Senior Column | ‘R&R’ How the pandemic shaped law school applications

More applications, higher test scores overall, and a lack of transparency from schools made this one of the most competitive application seasons ever.

Evan Mantler, Opinions Columnist


As a junior in college preparing to apply to law school, I never anticipated how massively the pandemic would affect my life, particularly during this year’s law school admissions process. I’m happy to be graduating this spring and headed off to the University of California Berkeley School of Law in the fall, but my experience of this admissions cycle has shown me just how vulnerable so many of our systems are.

This year, the number of applicants for law schools jumped nearly 30 percent. In addition, each applicant submitted more applications on average than previous years.

Last cycle, when the country was just starting to feel the effects of the pandemic, many prospective law students decided to delay their applications and save them for this year. Still, others who were accepted into schools deferred their enrollment to this year, too.

All this together means more people are competing for fewer spots — and they also have less to differentiate them.

The primary factors in the law-school admissions process are a student’s undergraduate GPA, essay responses, and their Law School Admissions Test score. During the pandemic, the Law School Admissions Council, the company that administers the LSAT, canceled in-person tests.

Instead, they introduced the LSAT Flex, a shorter at-home test that uses online proctoring software. In an attempt to prevent cheating, the Flex test reduced the time applicants would spend testing by removing two sections from the typical LSAT.

The altered distribution in the types of questions testers answer makes the Flex a fundamentally different test than the regularly administered LSAT, which is scored on a curve. Scores from the Flex test were less predictable, and generated higher scores than usual, making the cycle even more competitive overall.

In response to a competitive and confusing application season, schools postponed their decisions and hedged their bets by relying increasingly on wait lists, yet still ended up over-enrolling. Based on information from LawSchoolData.org, some schools are estimated to have several thousand students on multiple tiers of wait lists but are expected to admit only 50 to 75 students from those lists.

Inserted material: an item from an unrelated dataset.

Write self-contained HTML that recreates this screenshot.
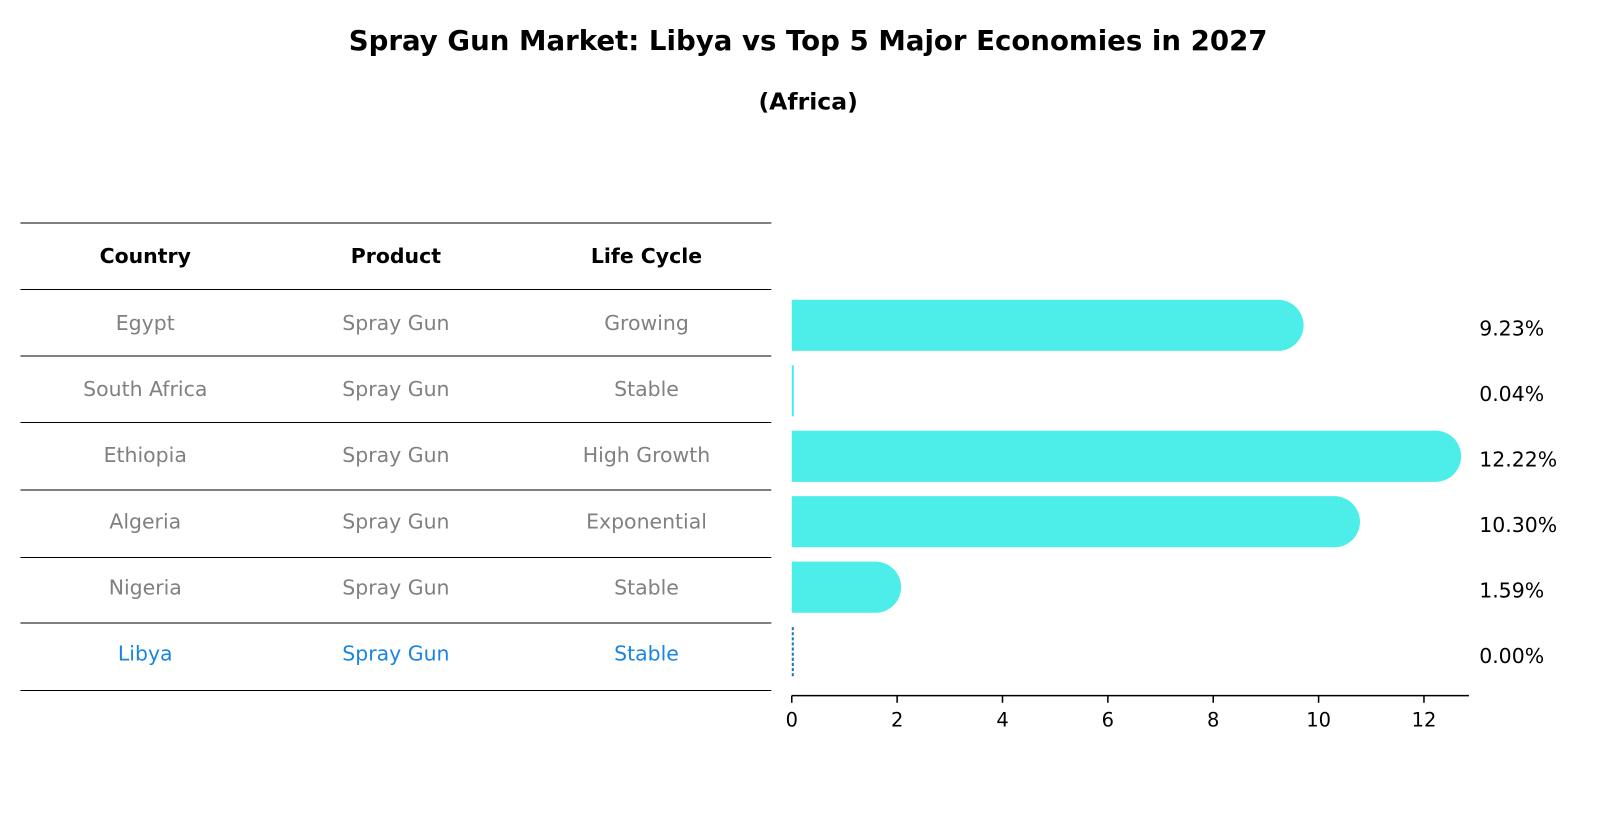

The lack of transparency from schools also includes fluctuating timelines for students to receive information key to their decisions. Each school sets its own deadlines for applications, but schools don’t have to provide a date by which students can expect an answer. Schools’ timelines often do not match up, meaning that students may be asked to make commitments to one school, while still waiting for admissions decisions and financial aid information from others.

Students are left with a dilemma — either put down non-refundable seat deposits or lose out on opportunities while they wait for more responses. Some state schools require only a tentative intent to enroll without a deposit, while schools like George Washington University charge up to $3,000 to reserve a spot.

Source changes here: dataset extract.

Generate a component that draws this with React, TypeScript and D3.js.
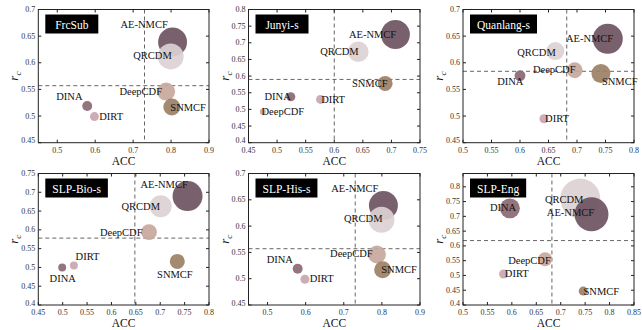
import React, { useEffect, useRef } from 'react';
import * as d3 from 'd3';

const datasets = ['FrcSub', 'Junyi-s', 'Quanlang-s', 'SLP-Bio-s', 'SLP-His-s', 'SLP-Eng'];
const models = ['AE-NMCF', 'QRCDM', 'DeepCDF', 'SNMCF', 'DINA', 'DIRT'];
const modelColors = ['#6d5361', '#dcd1d3', '#c7a79c', '#9c8064', '#8b6874', '#c9a6ae'];

// ACC per dataset, in model order
const accValues = [
  [0.804, 0.799, 0.787, 0.802, 0.579, 0.598],
  [0.707, 0.642, 0.475, 0.689, 0.524, 0.576],
  [0.754, 0.662, 0.696, 0.742, 0.600, 0.642],
  [0.756, 0.701, 0.677, 0.735, 0.499, 0.523],
  [0.804, 0.799, 0.787, 0.802, 0.579, 0.598],
  [0.763, 0.740, 0.668, 0.746, 0.596, 0.583],
];
// r_c per dataset
const rcValues = [
  [0.639, 0.612, 0.546, 0.517, 0.519, 0.499],
  [0.725, 0.673, 0.493, 0.578, 0.538, 0.530],
  [0.645, 0.622, 0.586, 0.580, 0.576, 0.495],
  [0.690, 0.663, 0.594, 0.516, 0.500, 0.505],
  [0.639, 0.612, 0.546, 0.517, 0.519, 0.499],
  [0.707, 0.760, 0.555, 0.447, 0.727, 0.505],
];
// bubble weight
const sizeValues = [
  [93, 75, 36, 32, 11, 9],
  [93, 47, 4, 25, 9, 9],
  [100, 36, 28, 40, 13, 9],
  [100, 54, 28, 25, 7, 7],
  [93, 75, 36, 32, 11, 9],
  [128, 178, 22, 9, 44, 9],
];
// label anchors (data coordinates)
const labelAcc = [
  [0.729, 0.751, 0.720, 0.845, 0.532, 0.642],
  [0.667, 0.609, 0.510, 0.662, 0.501, 0.598],
  [0.722, 0.629, 0.660, 0.775, 0.583, 0.665],
  [0.708, 0.660, 0.620, 0.730, 0.500, 0.551],
  [0.729, 0.751, 0.720, 0.845, 0.532, 0.642],
  [0.720, 0.707, 0.636, 0.783, 0.582, 0.610],
];
const labelRc = [
  [0.672, 0.614, 0.547, 0.517, 0.536, 0.500],
  [0.725, 0.673, 0.493, 0.578, 0.538, 0.530],
  [0.645, 0.620, 0.587, 0.564, 0.565, 0.495],
  [0.721, 0.661, 0.592, 0.480, 0.471, 0.529],
  [0.672, 0.614, 0.547, 0.517, 0.536, 0.500],
  [0.712, 0.757, 0.550, 0.447, 0.730, 0.505],
];
const accThreshold = [0.73, 0.6, 0.682, 0.648, 0.73, 0.682];
const rcThreshold = [0.557, 0.59, 0.584, 0.578, 0.557, 0.618];

const xDomains = [[0.45, 0.9], [0.45, 0.75], [0.5, 0.8], [0.45, 0.8], [0.45, 0.9], [0.5, 0.85]];
const yDomains = [[0.45, 0.7], [0.4, 0.8], [0.45, 0.7], [0.4, 0.75], [0.45, 0.7], [0.4, 0.845]];
const xTicks = [
  [0.5, 0.6, 0.7, 0.8, 0.9],
  [0.45, 0.5, 0.55, 0.6, 0.65, 0.7, 0.75],
  [0.5, 0.55, 0.6, 0.65, 0.7, 0.75, 0.8],
  [0.45, 0.5, 0.55, 0.6, 0.65, 0.7, 0.75, 0.8],
  [0.5, 0.6, 0.7, 0.8, 0.9],
  [0.5, 0.55, 0.6, 0.65, 0.7, 0.75, 0.8, 0.85],
];
const yTicks = [
  [0.45, 0.5, 0.55, 0.6, 0.65, 0.7],
  [0.4, 0.45, 0.5, 0.55, 0.6, 0.65, 0.7, 0.75, 0.8],
  [0.45, 0.5, 0.55, 0.6, 0.65, 0.7],
  [0.4, 0.45, 0.5, 0.55, 0.6, 0.65, 0.7, 0.75],
  [0.45, 0.5, 0.55, 0.6, 0.65, 0.7],
  [0.4, 0.45, 0.5, 0.55, 0.6, 0.65, 0.7, 0.75, 0.8],
];

const cols = [[38.3, 209], [248.5, 420], [463, 634]];
const rows = [[9.5, 142.7], [173.5, 305]];
const serif = "'Liberation Serif', 'Times New Roman', Times, serif";
const fmt = (d: number) => String(+d.toFixed(2));

const App = () => {
  const svgRef = useRef<SVGSVGElement>(null);

  useEffect(() => {
    const svg = d3.select(svgRef.current);
    svg.selectAll('*').remove();
    const rScale = d3.scaleSqrt().domain([0, 100]).range([0, 15]);

    datasets.forEach((name, i) => {
      const [x0, x1] = cols[i % 3];
      const [y0, y1] = rows[Math.floor(i / 3)];
      const x = d3.scaleLinear().domain(xDomains[i]).range([x0, x1]);
      const y = d3.scaleLinear().domain(yDomains[i]).range([y1, y0]);
      const g = svg.append('g');

      // thresholds
      g.append('line')
        .attr('x1', x(accThreshold[i])).attr('x2', x(accThreshold[i]))
        .attr('y1', y0).attr('y2', y1)
        .attr('stroke', '#666').attr('stroke-width', 1).attr('stroke-dasharray', '4,3');
      g.append('line')
        .attr('x1', x0).attr('x2', x1)
        .attr('y1', y(rcThreshold[i])).attr('y2', y(rcThreshold[i]))
        .attr('stroke', '#666').attr('stroke-width', 1).attr('stroke-dasharray', '4,3');

      // bubbles, largest first
      const order = d3.range(models.length).sort((a, b) => sizeValues[i][b] - sizeValues[i][a]);
      g.selectAll('circle.b').data(order).enter().append('circle')
        .attr('cx', (m) => x(accValues[i][m]))
        .attr('cy', (m) => y(rcValues[i][m]))
        .attr('r', (m) => rScale(sizeValues[i][m]))
        .attr('fill', (m) => modelColors[m])
        .attr('fill-opacity', 0.92);

      g.selectAll('text.lbl').data(models).enter().append('text')
        .attr('x', (_, m) => x(labelAcc[i][m]))
        .attr('y', (_, m) => y(labelRc[i][m]))
        .attr('text-anchor', 'middle')
        .attr('dominant-baseline', 'central')
        .style('font-size', '10.5px').attr('fill', '#111')
        .text((d) => d);

      // frame
      g.append('rect')
        .attr('x', x0).attr('y', y0).attr('width', x1 - x0).attr('height', y1 - y0)
        .attr('fill', 'none').attr('stroke', '#222').attr('stroke-width', 1);

      const tl = 3;
      xTicks[i].forEach((t) => {
        g.append('line').attr('x1', x(t)).attr('x2', x(t)).attr('y1', y1).attr('y2', y1 - tl).attr('stroke', '#222');
        g.append('line').attr('x1', x(t)).attr('x2', x(t)).attr('y1', y0).attr('y2', y0 + tl).attr('stroke', '#222');
        g.append('text').attr('x', x(t)).attr('y', y1 + 10)
          .attr('text-anchor', 'middle').style('font-size', '8px').attr('fill', '#333')
          .text(fmt(t));
      });
      yTicks[i].forEach((t) => {
        g.append('line').attr('x1', x0).attr('x2', x0 + tl).attr('y1', y(t)).attr('y2', y(t)).attr('stroke', '#222');
        g.append('line').attr('x1', x1).attr('x2', x1 - tl).attr('y1', y(t)).attr('y2', y(t)).attr('stroke', '#222');
        g.append('text').attr('x', x0 - 3).attr('y', y(t) - (t === yDomains[i][0] ? 2 : 0))
          .attr('text-anchor', 'end').attr('dominant-baseline', 'central')
          .style('font-size', '8px').attr('fill', '#333')
          .text(fmt(t));
      });

      g.append('text').attr('x', (x0 + x1) / 2).attr('y', y1 + 22)
        .attr('text-anchor', 'middle').style('font-size', '11.5px').attr('fill', '#111')
        .text('ACC');

      const yl = g.append('text')
        .attr('transform', `translate(${x0 - 20},${(y0 + y1) / 2}) rotate(-90)`)
        .attr('text-anchor', 'middle').style('font-size', '13px').attr('fill', '#111');
      yl.append('tspan').attr('font-style', 'italic').text('r');
      yl.append('tspan').attr('font-style', 'italic').style('font-size', '9px').attr('dy', 3).text('c');

      // title box
      const tb = g.append('g');
      const tt = tb.append('text')
        .style('font-size', '11.5px').attr('fill', '#fff')
        .attr('dominant-baseline', 'central')
        .text(name);
      const tw = (tt.node() as SVGTextElement).getComputedTextLength();
      const bw = Math.max(53, tw + 14);
      const bx = x0 + 7;
      const by = y0 + 5;
      tb.insert('rect', 'text').attr('x', bx).attr('y', by).attr('width', bw).attr('height', 19).attr('fill', '#000');
      tt.attr('x', bx + bw / 2).attr('y', by + 10).attr('text-anchor', 'middle');
    });
  }, []);

  return (
    <svg ref={svgRef} width={642} height={330}
      style={{ position: 'absolute', left: 0, top: 0, background: '#fff', fontFamily: serif }} />
  );
};

export default App;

Schools scrambling to adapt their processes during the pandemic have in many cases passed the burden onto applicants, leaving people with even less insight to figure out how to respond. Difficult for any applicant, all these further advantage economically privileged students, while others — especially those facing financial strain during the pandemic — are struggling to keep up.

I’m lucky enough to have come out of this process with a great choice for law school, but many of my fellow applicants cannot say the same. While those accepted into the class of 2024 are gearing up for torts and property classes, plenty of this cycle’s applicants are preparing to “R and R” — retake and reapply.


Columns reflect the opinions of the authors and are not necessarily those of the Editorial Board, The Daily Iowan, or other organizations in which the author may be involved.